§ **Set exercise**
Leave out the pictures and print only the lines from the one with "Output the Python" through the one with "153500, 146500, 139000, 139000, 141000, 125000, 137500]", exactly as they are.

** BEGIN Records for this task **

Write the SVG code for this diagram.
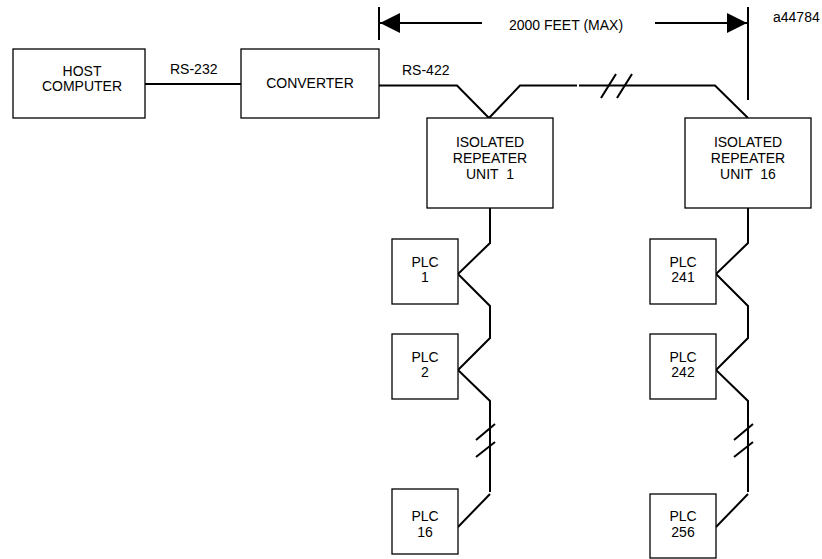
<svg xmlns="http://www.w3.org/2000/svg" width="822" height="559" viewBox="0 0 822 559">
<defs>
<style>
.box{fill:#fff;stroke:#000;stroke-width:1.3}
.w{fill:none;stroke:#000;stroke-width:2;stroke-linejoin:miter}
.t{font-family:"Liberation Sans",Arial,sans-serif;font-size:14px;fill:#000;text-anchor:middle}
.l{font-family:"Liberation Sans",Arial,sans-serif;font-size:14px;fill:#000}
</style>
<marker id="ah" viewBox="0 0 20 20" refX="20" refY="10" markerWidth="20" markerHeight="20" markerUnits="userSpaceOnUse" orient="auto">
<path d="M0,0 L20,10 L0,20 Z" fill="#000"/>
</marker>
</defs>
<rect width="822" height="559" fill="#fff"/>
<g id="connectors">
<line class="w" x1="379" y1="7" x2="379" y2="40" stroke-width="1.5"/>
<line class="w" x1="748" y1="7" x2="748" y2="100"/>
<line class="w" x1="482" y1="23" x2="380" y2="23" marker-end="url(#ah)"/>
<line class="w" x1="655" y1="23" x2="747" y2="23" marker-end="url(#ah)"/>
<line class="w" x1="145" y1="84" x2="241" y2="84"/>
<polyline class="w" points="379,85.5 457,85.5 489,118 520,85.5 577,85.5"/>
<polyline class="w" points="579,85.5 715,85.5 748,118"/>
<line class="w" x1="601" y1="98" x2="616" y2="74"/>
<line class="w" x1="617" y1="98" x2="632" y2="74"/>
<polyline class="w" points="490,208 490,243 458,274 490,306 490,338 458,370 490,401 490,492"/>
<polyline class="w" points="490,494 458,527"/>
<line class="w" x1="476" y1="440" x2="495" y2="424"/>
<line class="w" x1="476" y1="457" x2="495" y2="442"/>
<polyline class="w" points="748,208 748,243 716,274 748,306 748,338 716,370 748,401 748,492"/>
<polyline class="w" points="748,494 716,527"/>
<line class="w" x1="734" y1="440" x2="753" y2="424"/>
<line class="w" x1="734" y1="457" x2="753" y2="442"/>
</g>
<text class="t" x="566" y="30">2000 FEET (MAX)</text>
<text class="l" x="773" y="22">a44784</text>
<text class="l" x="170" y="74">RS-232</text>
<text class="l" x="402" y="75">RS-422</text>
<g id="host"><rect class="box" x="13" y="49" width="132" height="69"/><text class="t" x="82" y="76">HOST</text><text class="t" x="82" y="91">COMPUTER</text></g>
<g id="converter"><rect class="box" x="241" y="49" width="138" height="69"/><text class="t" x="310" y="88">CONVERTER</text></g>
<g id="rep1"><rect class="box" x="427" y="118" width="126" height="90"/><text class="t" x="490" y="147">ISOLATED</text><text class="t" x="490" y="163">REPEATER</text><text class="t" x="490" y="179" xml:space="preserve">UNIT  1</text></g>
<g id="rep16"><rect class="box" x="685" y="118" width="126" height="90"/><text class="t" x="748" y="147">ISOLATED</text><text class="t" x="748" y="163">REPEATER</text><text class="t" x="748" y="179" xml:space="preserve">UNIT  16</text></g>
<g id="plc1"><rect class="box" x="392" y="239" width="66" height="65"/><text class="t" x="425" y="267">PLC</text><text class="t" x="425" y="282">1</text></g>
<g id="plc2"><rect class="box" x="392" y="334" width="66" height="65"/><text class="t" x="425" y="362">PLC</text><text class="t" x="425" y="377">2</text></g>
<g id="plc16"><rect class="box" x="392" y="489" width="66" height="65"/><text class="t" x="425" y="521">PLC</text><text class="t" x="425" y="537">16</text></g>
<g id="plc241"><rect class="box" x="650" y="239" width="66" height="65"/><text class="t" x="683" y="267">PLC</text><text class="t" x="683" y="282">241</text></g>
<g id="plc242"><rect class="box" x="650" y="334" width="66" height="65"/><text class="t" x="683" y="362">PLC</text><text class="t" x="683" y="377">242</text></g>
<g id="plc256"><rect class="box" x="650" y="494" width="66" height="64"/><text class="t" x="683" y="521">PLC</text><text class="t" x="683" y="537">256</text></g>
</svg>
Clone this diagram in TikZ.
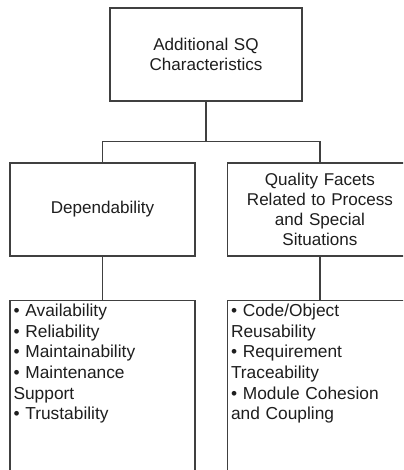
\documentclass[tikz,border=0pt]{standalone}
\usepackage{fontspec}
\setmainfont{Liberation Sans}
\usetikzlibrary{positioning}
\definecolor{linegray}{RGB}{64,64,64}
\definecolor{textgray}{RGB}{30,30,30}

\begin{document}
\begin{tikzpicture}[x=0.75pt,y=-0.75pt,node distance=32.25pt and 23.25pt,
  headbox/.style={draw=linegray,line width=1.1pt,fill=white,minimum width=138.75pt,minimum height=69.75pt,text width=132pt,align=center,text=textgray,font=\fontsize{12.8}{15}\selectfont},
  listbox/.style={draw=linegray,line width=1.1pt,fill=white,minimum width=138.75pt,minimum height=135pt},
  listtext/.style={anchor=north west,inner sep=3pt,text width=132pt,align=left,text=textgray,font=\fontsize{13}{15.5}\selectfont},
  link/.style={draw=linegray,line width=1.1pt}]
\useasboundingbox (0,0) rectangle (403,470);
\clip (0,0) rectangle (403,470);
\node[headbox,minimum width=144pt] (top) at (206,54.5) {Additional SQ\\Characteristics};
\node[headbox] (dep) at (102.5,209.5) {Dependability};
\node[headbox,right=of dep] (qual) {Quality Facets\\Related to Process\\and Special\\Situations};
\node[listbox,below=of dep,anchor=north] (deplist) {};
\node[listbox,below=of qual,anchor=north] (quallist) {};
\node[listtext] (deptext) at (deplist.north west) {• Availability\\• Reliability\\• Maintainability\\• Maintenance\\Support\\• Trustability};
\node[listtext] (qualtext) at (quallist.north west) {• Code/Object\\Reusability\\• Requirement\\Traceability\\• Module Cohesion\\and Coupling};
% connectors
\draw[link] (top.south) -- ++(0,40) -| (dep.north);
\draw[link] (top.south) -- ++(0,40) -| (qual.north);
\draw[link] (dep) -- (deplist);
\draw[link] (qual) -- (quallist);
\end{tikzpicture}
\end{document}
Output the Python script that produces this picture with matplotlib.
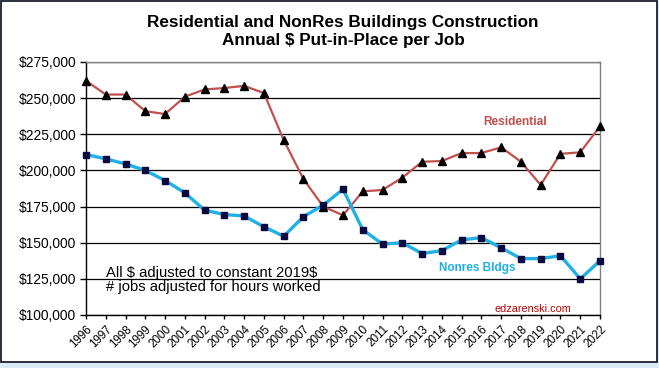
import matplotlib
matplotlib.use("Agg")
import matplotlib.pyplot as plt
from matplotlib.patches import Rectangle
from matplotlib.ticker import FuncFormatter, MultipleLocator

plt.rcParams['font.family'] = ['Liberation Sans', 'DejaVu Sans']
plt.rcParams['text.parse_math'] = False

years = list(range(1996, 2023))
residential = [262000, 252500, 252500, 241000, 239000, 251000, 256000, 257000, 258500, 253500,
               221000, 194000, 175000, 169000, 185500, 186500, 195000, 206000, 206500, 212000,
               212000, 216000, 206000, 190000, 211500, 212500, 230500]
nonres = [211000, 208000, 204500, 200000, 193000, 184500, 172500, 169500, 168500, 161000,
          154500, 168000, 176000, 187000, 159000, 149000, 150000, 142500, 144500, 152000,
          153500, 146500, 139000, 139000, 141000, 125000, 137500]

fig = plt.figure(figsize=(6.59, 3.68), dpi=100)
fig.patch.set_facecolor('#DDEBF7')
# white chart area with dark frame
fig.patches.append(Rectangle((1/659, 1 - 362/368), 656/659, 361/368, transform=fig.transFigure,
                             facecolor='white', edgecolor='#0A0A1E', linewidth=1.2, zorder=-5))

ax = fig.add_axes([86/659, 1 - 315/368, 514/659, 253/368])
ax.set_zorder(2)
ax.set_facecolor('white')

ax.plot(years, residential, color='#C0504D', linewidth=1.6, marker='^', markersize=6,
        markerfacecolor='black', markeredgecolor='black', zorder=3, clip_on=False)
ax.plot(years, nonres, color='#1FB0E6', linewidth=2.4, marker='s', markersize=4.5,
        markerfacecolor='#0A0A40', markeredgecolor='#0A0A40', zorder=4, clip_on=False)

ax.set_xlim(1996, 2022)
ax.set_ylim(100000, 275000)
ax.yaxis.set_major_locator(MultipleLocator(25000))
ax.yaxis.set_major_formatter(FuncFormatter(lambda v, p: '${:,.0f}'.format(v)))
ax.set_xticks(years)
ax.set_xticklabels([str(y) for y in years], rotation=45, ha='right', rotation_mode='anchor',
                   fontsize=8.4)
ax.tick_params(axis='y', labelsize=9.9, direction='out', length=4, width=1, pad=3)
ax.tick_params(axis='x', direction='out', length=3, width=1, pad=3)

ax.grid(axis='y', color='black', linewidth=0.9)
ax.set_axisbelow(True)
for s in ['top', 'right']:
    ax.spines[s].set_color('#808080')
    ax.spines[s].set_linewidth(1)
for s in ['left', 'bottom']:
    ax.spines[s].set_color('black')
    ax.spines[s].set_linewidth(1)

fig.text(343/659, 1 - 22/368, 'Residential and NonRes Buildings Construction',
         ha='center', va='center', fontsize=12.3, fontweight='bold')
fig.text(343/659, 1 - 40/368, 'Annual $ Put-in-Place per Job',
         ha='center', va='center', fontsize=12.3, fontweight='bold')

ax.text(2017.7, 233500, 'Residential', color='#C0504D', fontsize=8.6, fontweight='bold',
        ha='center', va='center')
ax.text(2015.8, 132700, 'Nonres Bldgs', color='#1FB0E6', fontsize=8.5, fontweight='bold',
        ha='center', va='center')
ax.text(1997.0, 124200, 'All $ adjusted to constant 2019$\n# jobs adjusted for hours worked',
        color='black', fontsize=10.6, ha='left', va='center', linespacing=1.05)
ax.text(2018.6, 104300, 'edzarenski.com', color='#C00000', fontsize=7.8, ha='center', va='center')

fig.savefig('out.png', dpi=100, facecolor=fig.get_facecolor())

** END Records for this task **

§ **Full answer**
Output the Python script that produces this picture with matplotlib.
import matplotlib
matplotlib.use("Agg")
import matplotlib.pyplot as plt
from matplotlib.patches import Rectangle
from matplotlib.ticker import FuncFormatter, MultipleLocator

plt.rcParams['font.family'] = ['Liberation Sans', 'DejaVu Sans']
plt.rcParams['text.parse_math'] = False

years = list(range(1996, 2023))
residential = [262000, 252500, 252500, 241000, 239000, 251000, 256000, 257000, 258500, 253500,
               221000, 194000, 175000, 169000, 185500, 186500, 195000, 206000, 206500, 212000,
               212000, 216000, 206000, 190000, 211500, 212500, 230500]
nonres = [211000, 208000, 204500, 200000, 193000, 184500, 172500, 169500, 168500, 161000,
          154500, 168000, 176000, 187000, 159000, 149000, 150000, 142500, 144500, 152000,
          153500, 146500, 139000, 139000, 141000, 125000, 137500]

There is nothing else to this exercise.